Türkiye’nin ateşi körükleyecek bir girişimden çok, sorunun tüm taraflarını kuşatacak bir yaklaşım sergilemesi bekleniyor.
KErkük bir ateş topu gibi Ankara’nın gündeminde. ‘Kerkük’teki gelişmelere bakınca demografinin değiştirilmesi gayretine seyirci kalamayız. Bu değişiklikten sonra referandum doğru olmaz. Bunlara seyirci kalınamaz.’ Bu sözler Başbakan Erdoğan’ın geçen hafta yaptığı grup konuşmasından. Zaten ABD ile başlayan restleşmenin merkezine de ‘Kerkük Irak’ın iç meselesi midir, değil midir’ tartışması yerleşti.
Kerkük konusunda rakamlar ve istatistikler üzerinden devam eden tartışmalara şöyle bir gözatalım. Sözgelimi Kürtlerin kendi tezleriyle ilgili en önemli dayanaklarından birisi 1957 yılında Irak’ta yapılan genel nüfus sayımı. Buna göre Kerkük nüfusunun % 48’i Kürt, %28’i Arap ve %21’i de Türkmen’lerden oluşuyor.
Kerkük sorunu, daha doğru ifadeyle ‘Musul Vilayeti meselesi’ Lozan’da çözümsüz kalan konulardan.

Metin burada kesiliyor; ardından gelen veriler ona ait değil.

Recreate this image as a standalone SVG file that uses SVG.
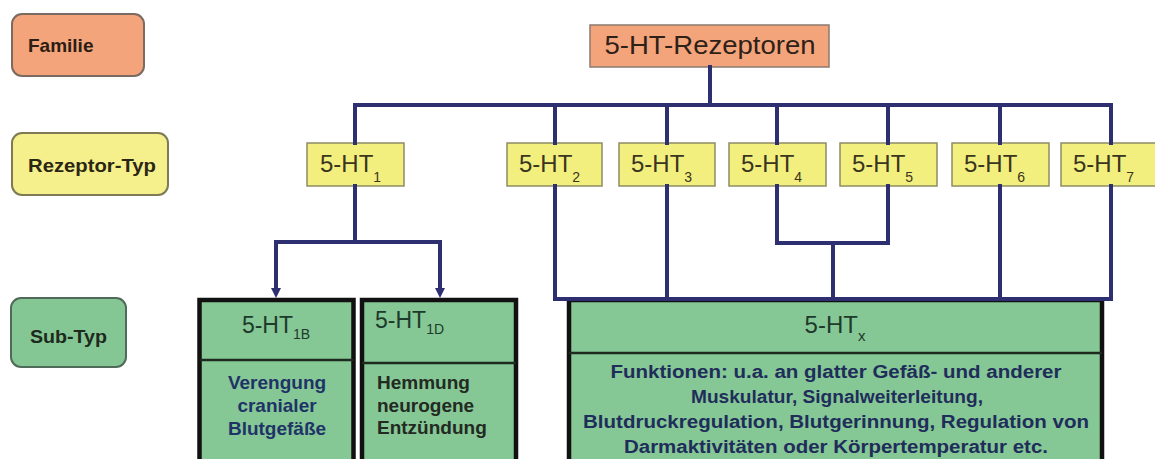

O günden bu yana birkaç farklı tez Irak’ta gelişen politik şartlara göre güç kazanıyor ya da kaybediyor. Birincisi Kürtler, özellikle Saddam yönetiminin Kerkük’te Araplaştırma politikası izleyerek Kürtleri zorla göç ettirdiğini söylüyor.
ABD’nin Irak’a gelişinin ardından Türkmenlerin gündeme getirdiği tez ise, Kerkük’e Kürt nüfusun göç ettirildiği ve bu yolla demografik yapının bozulduğu yönünde. Kürt partilerinin kabul ettiği 60 bin rakamından yüzbinlere kadar ulaşan çelişkili Kürt göçü iddiaları dolaşıyor Kerkük için.
Elimizde nüfusu doğru dürüst ortaya koyacak bir sayım yok. Ama son iki seçim neresinden bakarsanız bakın Kerkük’teki mevcut durumla ilgili fikir vermeye yetiyor. 2005 başındaki seçimde Irak Türkmen Cephesi, Kerkük’te 75 bin oy aldı. 2005 sonundaki seçimde oyları 75 binden 59 bine düştü. (% 16’dan % 9’lara geriledi.) Kerkük’te sadece bir milletvekili çıkarabildi. Kerkük’te her iki seçimde de 250 bine yakın oy alan Kürt ittifakının oy oranı % 60’a yaklaştı.
Bütün kavga, 2007 yılı sonunda yapılması planlanan referandumla ilgili. İki büyük Kürt partisinin (KDP ve KYB) söylediği, ‘Zorla göç ettirilen Kürtlerin kendi evlerine geri döndüğü.’ Irak’ta şu anda sayılar üzerinden birşeyler söylemek imkansız olsa da bu göçün ‘eve dönme sınırları’nı bir hayli aştığı söylenebilir. Kavganın diğer bir boyutu, Kerkük petrolleri. Çünkü Irak petrollerinin yaklaşık % 42’si bu burada.
Nitekim Ankara’da ilginç bir tesadüfle birbiri ardına yapılan iki toplantıdan (Önce Türkiye Barışını Arıyor, ardından Kerkük 2007) edindiğim izlenimler aynı çizgide buluşuyor. Türkiye’nin bölgede yeni bir ateşi körükleyecek bir girişimden çok, sorunun tüm taraflarını kuşatacak bir yaklaşım sergilemesi bekleniyor. Nitekim sorunun tüm taraflarını biraraya getiremese bile Kerkük 2007 toplantısında da sağduyunun ağır basması, herkes için umut verici bir gelişme sayılabilir.